Voice/Vision Holocaust Survivor Oral History Archive

Berek Rothenberg - May 20, 1984

Job in Camp

And I used to have a wall with seventy holes, fire used to come out over my head and over my face. And I used to take this fifty-five kilo pieces shell and I used to hit it straight in the holes so the, the Polack was standing with a big glass--blue glass with a leather apron, with a leather helmet, you know, and he used to, and he used to pull out those, those uh, that had to burn the hat. And he used to heat it up, and when he pulled out, I had to, I had to replace it right away. And they were one hole next to the other one. And if you missed it when you knocked out the brick, you getted a bigger flame. And I had a--such a--because I was short, sometime the size got something to do with it, and I used to take it in my arm here and I used to shoot it in and he pulled out one, I shoot it in the other one, he pulled out one. And that, they were heating for ten, fifteen minutes, I--that's what I had to rest. But when he replaced it, I had to shoot it one next to another. When they used to bring in big guys, six feet tall, they fell with it, because they couldn't--they didn't have this--you had to have the experience. And the fire with the fifty-five kilometer, that's uh, it's over a hundred pounds or more, hundred and ten.

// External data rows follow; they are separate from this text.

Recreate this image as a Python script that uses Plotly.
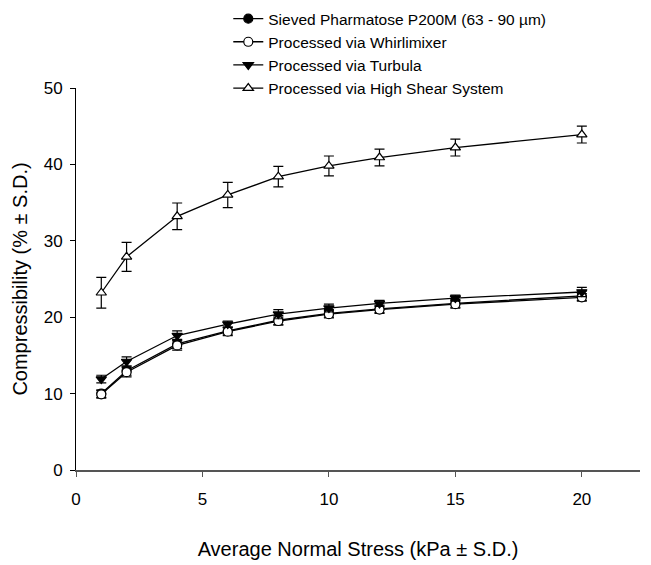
import plotly.graph_objects as go

x = [1, 2, 4, 6, 8, 10, 12, 15, 20]

sieved = [10.0, 13.0, 16.5, 18.2, 19.6, 20.5, 21.1, 21.8, 22.8]
sieved_sd = [0.5, 0.6, 0.6, 0.5, 0.6, 0.5, 0.5, 0.5, 0.6]

whirl = [9.9, 12.8, 16.3, 18.1, 19.5, 20.4, 21.0, 21.7, 22.6]
whirl_sd = [0.5, 0.6, 0.6, 0.5, 0.5, 0.5, 0.5, 0.5, 0.5]

turbula = [11.9, 14.2, 17.6, 19.1, 20.4, 21.2, 21.8, 22.5, 23.3]
turbula_sd = [0.5, 0.6, 0.6, 0.4, 0.6, 0.5, 0.4, 0.4, 0.6]

hss = [23.2, 27.9, 33.2, 36.0, 38.4, 39.8, 40.9, 42.2, 43.9]
hss_sd = [2.0, 1.9, 1.75, 1.65, 1.35, 1.3, 1.1, 1.1, 1.1]

names = [
    "Sieved Pharmatose P200M (63 - 90 µm)",
    "Processed via Whirlimixer",
    "Processed via Turbula",
    "Processed via High Shear System",
]

fig = go.Figure()

def add(y, sd, name, symbol, fill):
    fig.add_trace(go.Scatter(
        x=x, y=y, name=name, mode="lines+markers",
        line=dict(color="black", width=1.3),
        marker=dict(symbol=symbol, size=9, color=fill,
                    line=dict(color="black", width=1.2)),
        error_y=dict(type="data", array=sd, color="black",
                     thickness=1.2, width=5),
    ))

add(sieved, sieved_sd, names[0], "circle", "black")
add(whirl, whirl_sd, names[1], "circle", "white")
add(turbula, turbula_sd, names[2], "triangle-down", "black")
add(hss, hss_sd, names[3], "triangle-up", "white")

fig.update_layout(
    width=651, height=565,
    margin=dict(l=68, r=19, t=80, b=103, autoexpand=False),
    plot_bgcolor="white", paper_bgcolor="white",
    font=dict(family="Liberation Sans, Arial, sans-serif", size=17, color="black"),
    showlegend=True,
    legend=dict(x=0.27, y=1.225, xanchor="left", yanchor="top",
                bgcolor="rgba(0,0,0,0)", font=dict(size=15.5),
                tracegroupgap=0, itemwidth=30),
    xaxis=dict(
        title=dict(text="Average Normal Stress (kPa ± S.D.)", standoff=34),
        range=[0, 22.3], tickvals=[0, 5, 10, 15, 20],
        showgrid=False, zeroline=False,
        showline=True, linecolor="#555555", linewidth=2,
        ticks="outside", ticklen=5, tickcolor="#555555", tickwidth=1,
        tickfont=dict(size=17), ticklabelstandoff=8,
    ),
    yaxis=dict(
        title=dict(text="Compressibility (% ± S.D.)", standoff=10),
        range=[0, 50], tickvals=[0, 10, 20, 30, 40, 50],
        showgrid=False, zeroline=False,
        showline=True, linecolor="black", linewidth=1,
        ticks="outside", ticklen=5, tickcolor="black", tickwidth=1,
        tickfont=dict(size=17), ticklabelstandoff=4,
    ),
)

fig.write_html("out.html")
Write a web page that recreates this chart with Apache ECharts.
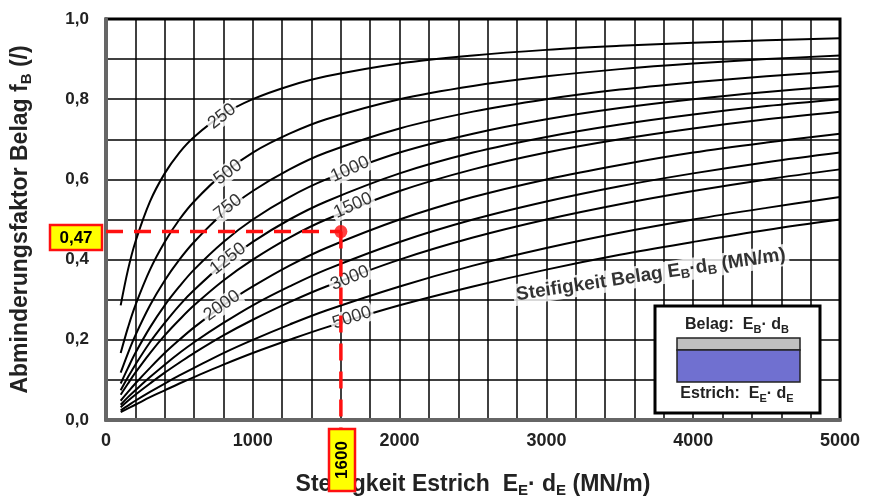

That's as much as you weighed.

Yeah. And I, and I used to shoot it. And they said, "Why can't he do it, you do?" Oh, I stayed already six months on this job. And then, and then I had to--when they pull it out there was a press, and they had a big mouth and we had the squeech on a little bottle like this. So we used to have a tong. We used to put it in and when you open this, this tong, that holds it. And we used to drag it on a railroad track and the railroad track had holes. And then it had a little tail in that fellow. And you couldn't--because that fire, you, you, you--when you get it, you had to run it, always on the run. And you had to hit it. And when that bounce back, it fell in. You had to have the, the, the, the experience. And the fellow, we had to set up about a dozen of them. It was hot. Like uh, we used to call the Hanukkah licht. It was burning hot. You couldn't stay close. When you stay close, it close--it could catch fire or you drinking, I was drinking so much and the salt would start coming out into my shirt. I never shaved, I never took a haircut because I got burned up by that, by this fire all the time.